More than 10,000 people have registered to join a billion dollar legal case against New Zealand's major banks in less than 24 hours.

Auckland barrister Andrew Hooker who is leading a law suit to fight what he claims is illegal and unfair default fee charges said the take up had been "enormous".

"I didn't have any expectations because I have never done this before."

But he said Australian law firm Slater & Gordon which is backing the case said the take up rate was two or three times that of the sign-ups for a similar case in Australia.


Yesterday Hooker said the group needed at least 10,000 people to sign up to go ahead with the case and he said the overnight response meant it was now a "foregone conclusion" that the legal action would proceed.

Hooker said he hoped to file legal documents in the High Court at Auckland within a month.

The group had yet to extrapolate data on which bank had received the most number of customer registers but he believed it would be representative of their market share.

The ANZ is the largest bank in New Zealand. In Australia a similar case against the ANZ is the first in a test case being taken against up to 12 banks. This legal action has been going since May 2010.

Hooker said an important win against the ANZ came in November when the High Court of Australia ruled that unfair bank fees could be considered penalties.

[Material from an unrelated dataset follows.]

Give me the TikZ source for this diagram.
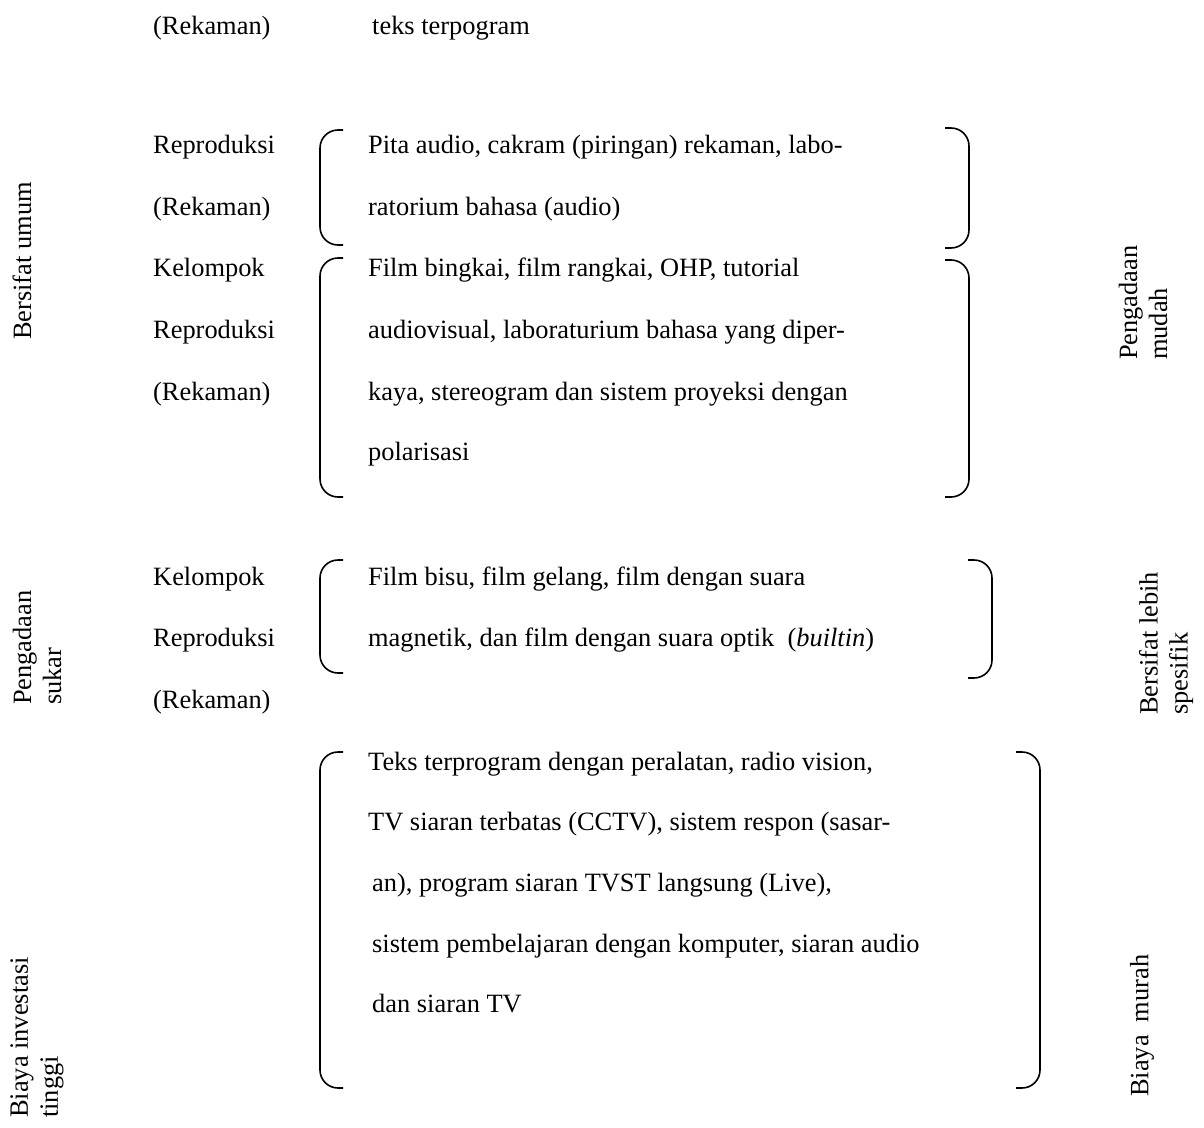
\documentclass[tikz,border=0pt]{standalone}
\usepackage{fontspec}
\setmainfont{Liberation Serif}
\usetikzlibrary{positioning}
\tikzset{
	isi/.style={
		anchor=base west,
		inner sep=0pt},
	kelompok/.style={
		anchor=base west,
		inner sep=0pt},
	sisi/.style={
		rotate=90,
		anchor=west,
		align=left,
		inner sep=0pt},
	kurung/.style={draw, line width=1.6pt, rounded corners=18pt},
}
\begin{document}
\begin{tikzpicture}
	[x=1pt, y=-1pt,
	font=\fontsize{26.4}{30}\selectfont]
	\useasboundingbox (0,0) rectangle (1204,1127);

	% baris atas
	\node[kelompok] (rek0) at (153,34) {(Rekaman)};
	\node[isi] (teks0) at (372,34) {teks terpogram};

	% kelompok kiri
	\node[kelompok] (rep1) at (153,153) {Reproduksi};
	\node[kelompok] (rek1) at (153,215) {(Rekaman)};
	\node[kelompok] (kel2) at (153,276) {Kelompok};
	\node[kelompok] (rep2) at (153,338) {Reproduksi};
	\node[kelompok] (rek2) at (153,400) {(Rekaman)};
	\node[kelompok] (kel3) at (153,585) {Kelompok};
	\node[kelompok] (rep3) at (153,646) {Reproduksi};
	\node[kelompok] (rek3) at (153,708) {(Rekaman)};

	% kurung 1
	\draw[kurung] (343,130) -- (320,130) -- (320,245) -- (343,245);
	\draw[kurung] (945,128) -- (969,128) -- (969,248) -- (945,248);
	\node[isi] (pita1) at (368,153) {Pita audio, cakram (piringan) rekaman, labo-};
	\node[isi] (pita2) at (368,215) {ratorium bahasa (audio)};

	% kurung 2
	\draw[kurung] (343,258) -- (320,258) -- (320,497) -- (343,497);
	\draw[kurung] (945,260) -- (969,260) -- (969,497) -- (945,497);
	\node[isi] (film1) at (368,276) {Film bingkai, film rangkai, OHP, tutorial};
	\node[isi] (film2) at (368,338) {audiovisual, laboraturium bahasa yang diper-};
	\node[isi] (film3) at (368,400) {kaya, stereogram dan sistem proyeksi dengan};
	\node[isi] (film4) at (368,460) {polarisasi};

	% kurung 3
	\draw[kurung] (343,560) -- (320,560) -- (320,673) -- (343,673);
	\draw[kurung] (968,560) -- (992,560) -- (992,678) -- (968,678);
	\node[isi] (bisu1) at (368,585) {Film bisu, film gelang, film dengan suara};
	\node[isi] (bisu2) at (368,646) {magnetik, dan film dengan suara optik~ (\textit{builtin})};

	% kurung 4
	\draw[kurung] (343,752) -- (320,752) -- (320,1088) -- (343,1088);
	\draw[kurung] (1016,752) -- (1040,752) -- (1040,1088) -- (1016,1088);
	\node[isi] (prog1) at (368,770) {Teks terprogram dengan peralatan, radio vision,};
	\node[isi] (prog2) at (368,830) {TV siaran terbatas (CCTV), sistem respon (sasar-};
	\node[isi] (prog3) at (372,891) {an), program siaran TVST langsung (Live),};
	\node[isi] (prog4) at (372,952) {sistem pembelajaran dengan komputer, siaran audio};
	\node[isi] (prog5) at (372,1012) {dan siaran TV};

	% keterangan samping
	\node[sisi] (umum) at (22,340) {Bersifat umum};
	\node[sisi] (mudah) at (1143,360) {Pengadaan\\mudah};
	\node[sisi] (sukar) at (37,705) {Pengadaan\\sukar};
	\node[sisi] (spesifik) at (1166,715) {Bersifat lebih\\spesifik};
	\node[sisi] (tinggi) at (37,1118) {Biaya investasi\\tinggi};
	\node[sisi] (murah) at (1142,1097) {Biaya~ murah};
\end{tikzpicture}
\end{document}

That case is headed back to the Federal Court.

Hooker said the ANZ's size did not necessarily mean it would be the first bank it targeted.

"We simply don't have enough information yet to know who will be the first bank off the ranks."

Hooker yesterday estimated the case could attract 50,000 New Zealanders to sign up and this morning said he would be happy "if we hit six figures."

He said the response from people registering indicated Kiwis were "quite grumpy with their banks."

The case is being taken on a "no-win no-fee" basis with Australian litigation funders Litigation Lending Services paying for the case and taking a 25 per cent success fee.

The banks have declined to comment individually on the case but New Zealand Bankers Association chief executive Kirk Hope said the legal action did not appear to take into account the differences between New Zealand and Australian law.

"There isn't such a thing as a class action in New Zealand."

Hope said three out of the four fees being targeted under the lawsuit were already regulated by the Commerce Commission.

"They [Commerce Commission] have previously taken action against the banks. If they think there are issues they will certainly look at them."

Hope said banks were willing to work with their customers on fees and if customers were not happy they could just switch to another bank.

"We know the sector is pretty highly competitive."

New Zealand banks had a combined net profit of $16.4 billion in the past six years but Hope said non-interest income earned by the banks had been declining in recent years.

Bank fee class action
Who can register?
Anyone who believes they have been overcharged exception fees. Register at
What fees are included in the class action?
•Honour fees when there are insufficient funds in an account to meet a direct debit payment or cheque. The bank pays the money but then charges a fee.
•Dishonour fees where a person is charged for going into overdraft which has not been arranged.
•Late payment fees on a credit card.

How much does it cost?
There is no upfront fee but the company funding the action, Litigation Lending Service, will take 25 per cent of any payout.

How long will it take?
The company funding it estimates it could be two to three years.